Merge remote-tracking branch 'ibm-vllm/main' into ibm_main_update_05162022

z103cb · z103cb · commit a72d13a10b0a · 2024-05-16T12:17:50.000+03:00
diff --git a/Dockerfile.ubi b/Dockerfile.ubi
@@ -206,7 +206,7 @@ COPY --from=gen-protos /workspace/vllm/entrypoints/grpc/pb vllm/entrypoints/grpc
 ENV CCACHE_DIR=/root/.cache/ccache
 RUN --mount=type=cache,target=/root/.cache/ccache \
     --mount=type=cache,target=/root/.cache/pip \
-    python setup.py bdist_wheel --dist-dir=dist
+    VLLM_USE_PRECOMPILED=1 python3 setup.py bdist_wheel --dist-dir=dist
 
 #################### FLASH_ATTENTION Build IMAGE ####################
 FROM dev as flash-attn-builder
@@ -258,7 +258,7 @@ RUN pip install \
         --no-binary="all" \
         --no-cache-dir \
         "vllm-nccl-cu12==2.18.1.0.4.0" && \
-    mv /root/.config/vllm/nccl/cu12/libnccl.so.2.18.1 /opt/vllm/
+    mv /root/.config/vllm/nccl/cu12/libnccl.so.2.18.1 /opt/vllm/lib/
 
 # Install flash attention (from pre-built wheel)
 RUN --mount=type=bind,from=flash-attn-builder,src=/usr/src/flash-attention-v2,target=/usr/src/flash-attention-v2 \
@@ -277,7 +277,7 @@ ENV HF_HUB_OFFLINE=1 \
     PORT=8000 \
     GRPC_PORT=8033 \
     HOME=/home/vllm \
-    VLLM_NCCL_SO_PATH=/opt/vllm/libnccl.so.2.18.1 \
+    VLLM_NCCL_SO_PATH=/opt/vllm/lib/libnccl.so.2.18.1 \
     VLLM_USAGE_SOURCE=production-docker-image
 
 # setup non-root user for OpenShift
diff --git a/vllm/tgis_utils/metrics.py b/vllm/tgis_utils/metrics.py
@@ -71,7 +71,7 @@ def observe_queue_time(self, engine_output: RequestOutput):
             engine_output.metrics.time_in_queue)
 
     def count_request_failure(self, reason: FailureReasonLabel):
-        self.tgi_request_failure.labels({"err": reason}).inc(1)
+        self.tgi_request_failure.labels(err=reason).inc(1)
 
 
 class TGISStatLogger(StatLogger):
@@ -118,17 +118,13 @@ def log(self, stats: Stats) -> None:
         # Then log TGIS specific ones
         self.tgi_queue_size.set(stats.num_waiting_sys + stats.num_swapped_sys)
         self.tgi_batch_current_size.set(stats.num_running_sys)
-        self.tgi_queue_size.set(stats.num_waiting_sys + stats.num_swapped_sys)

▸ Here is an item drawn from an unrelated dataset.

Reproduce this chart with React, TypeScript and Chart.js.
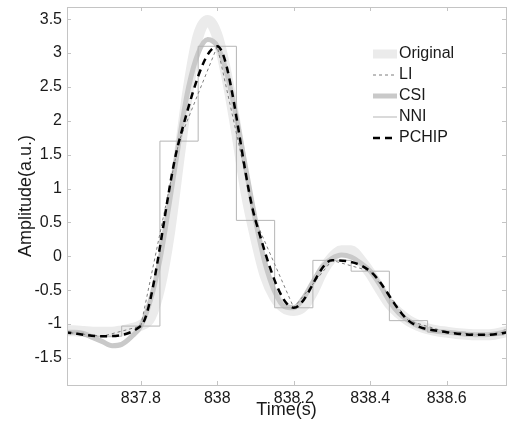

-        self.tgi_batch_current_size.set(stats.num_running_sys)
 
         for ttft in stats.time_to_first_tokens_iter:
             self.tgi_batch_inference_duration.labels(
-                {"method": "prefill"}
-            ).observe(ttft)
+                method="prefill").observe(ttft)
         for tpot in stats.time_per_output_tokens_iter:
             self.tgi_batch_inference_duration.labels(
-                {"method": "next_token"}
-            ).observe(tpot)
+                method="next_token").observe(tpot)
 
         for input_len in stats.num_prompt_tokens_requests:
             self.tgi_request_input_length.observe(input_len)